Caracas convocou o referendo depois que o governo de Georgetown começou a leiloar blocos de petróleo na região em agosto.
A Guiana declarou que manterá a cooperação em defesa com os Estados Unidos e outros parceiros estratégicos, além de continuar os esforços diplomáticos para persuadir a Venezuela a permitir que a CIJ (Corte Internacional de Justiça) tome a decisão final.
“Já deixamos claro que acataremos a decisão do tribunal”, afirmou o governo da Guiana. Anteriormente, Guiana solicitou à CIJ que bloqueasse a votação.
Embora a Corte tenha instado Caracas a não tomar medida que pudesse afetar o território em disputa, ela também não atendeu ao pedido de intervenção urgente de Georgetown para interromper o referendo.
Como ocorreu o referendo
Os eleitores venezuelanos foram consultados sobre cinco perguntas no referendo, incluindo se a Venezuela deveria ou não rejeitar a decisão de arbitragem de 1899 e a jurisdição da CIJ.
Eles também foram questionados sobre se a cidadania venezuelana deveria ser concedida ou não ao povo (atualmente guianense) do novo “Estado da Guiana Essequiba”.

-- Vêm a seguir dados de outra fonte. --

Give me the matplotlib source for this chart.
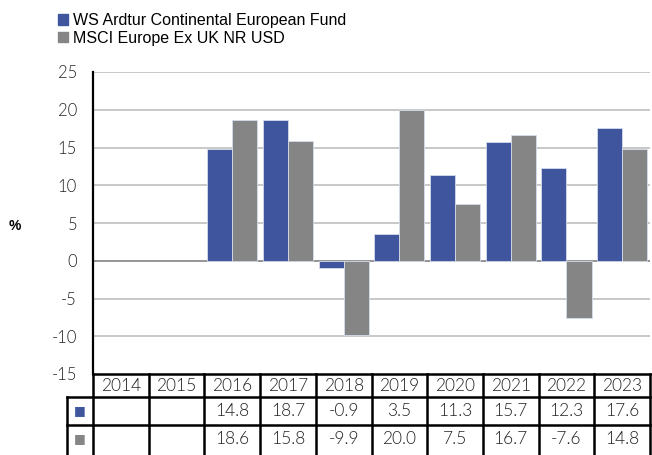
import numpy as np
import matplotlib.pyplot as plt
from matplotlib.patches import Patch
from matplotlib.transforms import blended_transform_factory

anos = ["2014", "2015", "2016", "2017", "2018", "2019", "2020", "2021", "2022", "2023"]
fundo = [None, None, 14.8, 18.7, -0.9, 3.5, 11.3, 15.7, 12.3, 17.6]
indice = [None, None, 18.6, 15.8, -9.9, 20.0, 7.5, 16.7, -7.6, 14.8]
nomes = ["WS Ardtur Continental European Fund", "MSCI Europe Ex UK NR USD"]
cores = ["#3F569F", "#858585"]

plt.rcParams['font.family'] = ['Liberation Sans', 'DejaVu Sans']
plt.rcParams['axes.unicode_minus'] = False
fonte_num = ['Lato', 'DejaVu Sans']
peso_num = 300

fig = plt.figure(figsize=(6.52, 4.55), dpi=100)
ax = fig.add_axes([93/652, 1 - 374/455, 557/652, 302/455])

x = np.arange(len(anos))
larg = 0.45
for i, serie in enumerate([fundo, indice]):
    vals = np.array([np.nan if v is None else v for v in serie])
    ax.bar(x - larg/2 + i*larg, vals, width=larg, color=cores[i], edgecolor="#D5DCEB",
           linewidth=0.6, zorder=3)

ax.set_xlim(-0.5, len(anos) - 0.5)
ax.set_ylim(-15, 25)
ax.set_yticks(range(-15, 26, 5))
ax.tick_params(axis='y', length=0, labelsize=12, pad=11.5, labelcolor="#222222")
for lab in ax.get_yticklabels():
    lab.set_family(fonte_num)
    lab.set_fontweight(peso_num)
ax.tick_params(axis='x', bottom=False, labelbottom=False)
for t in range(-10, 26, 5):
    ax.axhline(t, color="#C4C4C4" if t != 0 else "#8C8C8C", linewidth=1.3, zorder=1)
for s in ["top", "right", "bottom"]:
    ax.spines[s].set_visible(False)
ax.spines["left"].set_linewidth(1.6)
fig.text(9/652, 1 - 226/455, "%", fontsize=10, fontweight="bold", ha="left", va="center")

# tabela embaixo do grafico
tr = blended_transform_factory(ax.transData, fig.transFigure)
fy = lambda py: 1 - py/455
linhas_y = [374, 397, 425, 456]
lw = 1.8
x_ini = -0.5 - 26/55.7
ax.plot([-0.5, 9.5], [fy(374)]*2, color="black", lw=lw, transform=tr, clip_on=False)
for py in linhas_y[1:3]:
    ax.plot([x_ini, 9.5], [fy(py)]*2, color="black", lw=lw, transform=tr, clip_on=False)
for xe in np.arange(-0.5, 10, 1.0):
    ax.plot([xe, xe], [fy(374), fy(456)], color="black", lw=lw, transform=tr, clip_on=False)
ax.plot([x_ini, x_ini], [fy(397), fy(456)], color="black", lw=lw, transform=tr, clip_on=False)

for j, ano in enumerate(anos):
    ax.text(j, fy(386), ano, transform=tr, ha="center", va="center", fontsize=12.5,
            color="#222222", family=fonte_num, fontweight=peso_num)
for r, serie in enumerate([fundo, indice]):
    yc = fy((linhas_y[r+1] + min(linhas_y[r+2], 453)) / 2)
    ax.text((x_ini - 0.5)/2, yc, "■", transform=tr, ha="center", va="center", fontsize=9,
            color=cores[r], family="DejaVu Sans")
    for j, v in enumerate(serie):
        if v is not None:
            ax.text(j, yc, f"{v:.1f}", transform=tr, ha="center", va="center", fontsize=12.5,
                    color="#222222", family=fonte_num, fontweight=peso_num)

handles = [Patch(color=c, label=n) for c, n in zip(cores, nomes)]
fig.legend(handles=handles, loc="upper left", bbox_to_anchor=(55/652, 1 - 10/455), frameon=False,
           fontsize=11.5, handlelength=0.6, handleheight=0.6, handletextpad=0.35, labelspacing=0.15,
           borderaxespad=0, borderpad=0.2)

fig.savefig("out.png", dpi=100)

O governo de Maduro lançou uma campanha massiva para que os venezuelanos votassem a favor, sem que houvesse qualquer iniciativa contra a medida.
Participaram mais de metade dos 20,7 milhões de eleitores, segundo o presidente do Conselho Nacional Eleitoral, Elvis Amoroso, tentando dissipar as dúvidas sobre o nível de participação.
O resultado inicial foi questionado por políticos e analistas da oposição, que alertaram para a possibilidade de que as respostas dos votantes a cada uma das cinco perguntas do referendo fossem contadas como votos separados.
A baixa presença nas seções eleitorais de Caracas e outras cidades alimentou as incertezas.
A cifra de 10,5 milhões anunciada por Amoroso, acompanhado por Maduro, representa a participação mais alta já registrada em uma eleição venezuelana. O presidente afirmou que foi uma “vitória esmagadora”.
“Demos os primeiros passos para uma nova etapa histórica na luta pelo que nos pertence, por recuperar o que os libertadores nos deixaram”, declarou.